Tool Bias
Why Strong Models Perform Poorly on Weak Evidence
1. Introduction: Intelligence Bends the World Toward Its Tools
Every mind has a preferred architecture. Economists see incentives; physicists see invariants; sociologists see hierarchy; evolutionary theorists see adaptation. These lenses are not passive descriptions—they are active attractors. When the data is ambiguous or low‑bandwidth, the mind bends the world toward the tools it trusts.
This is tool bias: intelligence updating toward hypotheses that maximize the relevance of its own machinery. The failure is subtle, not theatrical. It masquerades as rigor because the internal reasoning is clean while the inputs are contaminated.
Robin Hanson’s recent UFO update is an ideal specimen. The surface rhetoric is Bayesian. The underlying structure is warped by mis-specified likelihoods, overinterpreted noise, and the gravitational pull of a model searching for a problem it can solve.

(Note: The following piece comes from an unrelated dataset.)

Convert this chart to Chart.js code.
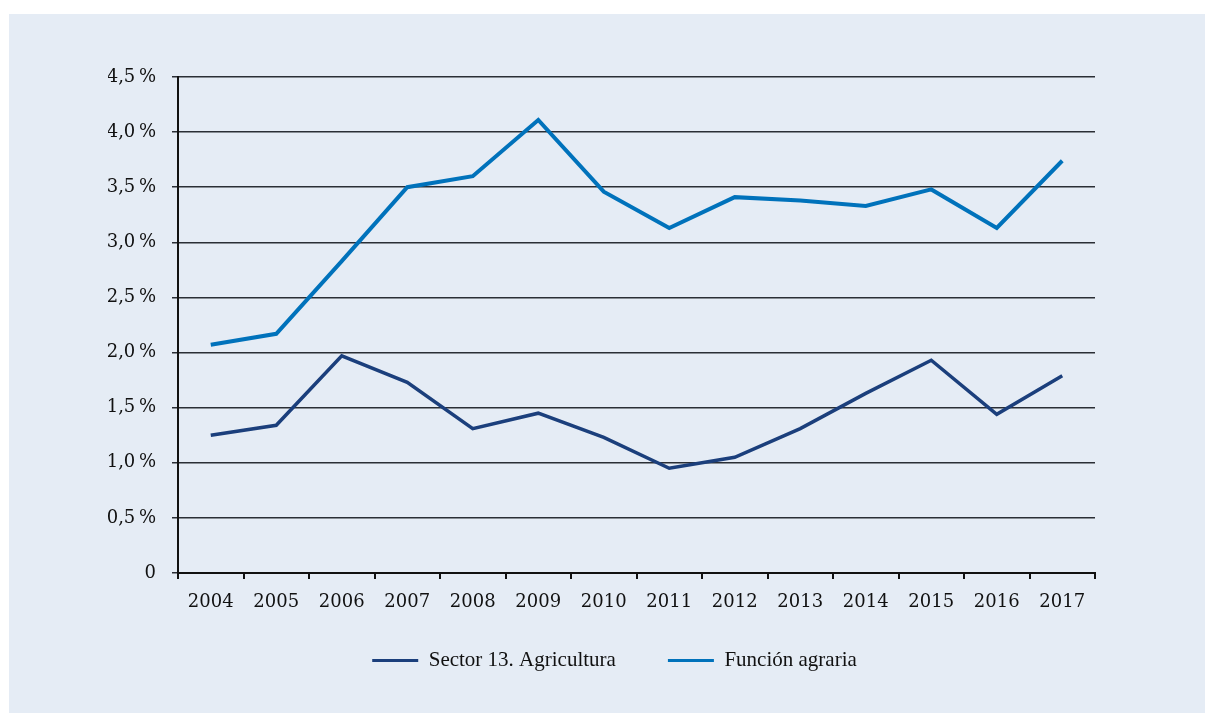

2. The Trigger: Ambiguous Evidence Meets a Model That Expects Agency
Hanson’s shift rests on a claim that recent UFO data—”glints,” sensor tracks, pilot testimony—carries too much structure to be mundane. He assigns less than 20% probability to the noise hypothesis and drives the posterior toward alien probes or a decades-long coordinated deception.
The problem is the likelihood term. Classified sensor data is not independent evidence. Modern systems share processing pipelines, timing signals, classification libraries, fusion algorithms, and human operators primed by earlier cues. A single software artifact can generate a multi-sensor “confirmation,” and a fusion glitch can produce synchronized ghosts. Treating these channels as independent is a structural error: multiplying probabilities that should be discounted or collapsed.
This is Bayesian form over Bayesian substance.
3. Silence as Entropy, Not Coordination
Hanson interprets institutional opacity as evidence of sustained deception. But bureaucratic silence does not require intention; it requires only fear, compartmentalization, and inertia.
The government does not maintain a coherent narrative about anything for 75 years—not public health, not foreign policy, not procurement. The idea that it has maintained one about aliens misunderstands how institutions fail. Silence is the equilibrium state of risk-averse systems.
Confusion looks like conspiracy from the outside because both produce opacity. Internally, one is low-energy drift; the other requires continuous strategic maintenance. The first is common. The second is exceptional.
4. Cosmological Inconsistency: Epicycles to Rescue a Narrative
Hanson’s signature cosmological work—the Grabby Aliens model—predicts loud, expansionist civilizations. It is a clean application of economic reasoning to cosmic evolution.
UFO behavior, by contrast, is quiet, local, inconsistent, and strategically incoherent. To reconcile these, Hanson introduces a Zoo Hypothesis: aliens birthed in our stellar nursery impose a non-expansion regime on us.
This is theoretical ornamentation—an auxiliary story added to preserve a prior model in the face of ambiguous data. When elegance is sacrificed to salvageability, the conceptual compass has already drifted.
5. Tool Bias: The Mechanism Beneath the Mistake
Why did Hanson over-upgrade ambiguous evidence? Because the hypothesis he chose is precisely the one that activates his core competencies.
Noise gives him nothing to model. Aliens and conspiracies, however, place him back on familiar ground, where incentives shape behavior, signaling equilibria matter, strategic silence becomes analyzable, and coordination dynamics can be mapped. This is his native terrain. In a world of sensor ghosts, Hanson has no comparative advantage. In a world of covert alien governance or bureaucratic deception, he regains relevance.
This is the signature of tool bias: the selection of hypotheses that best match one’s intellectual vocabulary, even when the data is too thin to justify it.
6. The Axio Discipline: Penalize Evidence That Flatters You
The corrective principle is simple: when ambiguous evidence seems to energize your preferred tools, the rational response is to impose an additional epistemic penalty. This discipline prevents self-portraiture from masquerading as inference. Minds naturally amplify data that makes their machinery decisive; the discipline is to restrain that temptation.
Low-bandwidth anomalies—especially those emerging from classified, non-replicable, correlated systems—should barely move a posterior. When they move it dramatically, the cause is rarely the data. It is the geometry of the mind interpreting it.
7. Closure: Intelligence as a System Vulnerable to Its Strengths
Sophisticated minds do not fail by missing obvious patterns. They fail by seeing patterns where their tools fit too neatly. They fail by mistaking correlated noise for independent evidence. They fail when their theoretical aesthetic pulls harder than the quality of the data.
Hanson’s UFO update is not madness. It is a structural failure mode: a specialist applying a sharp, agent-centric toolkit to a domain dominated by noise and secrecy.
The Axio stance is restraint: do not infer high-order agency from low-fidelity stimuli. Do not project your model into ambiguous data. And never let the tools you wield most fluently determine the shape of the world you think you see.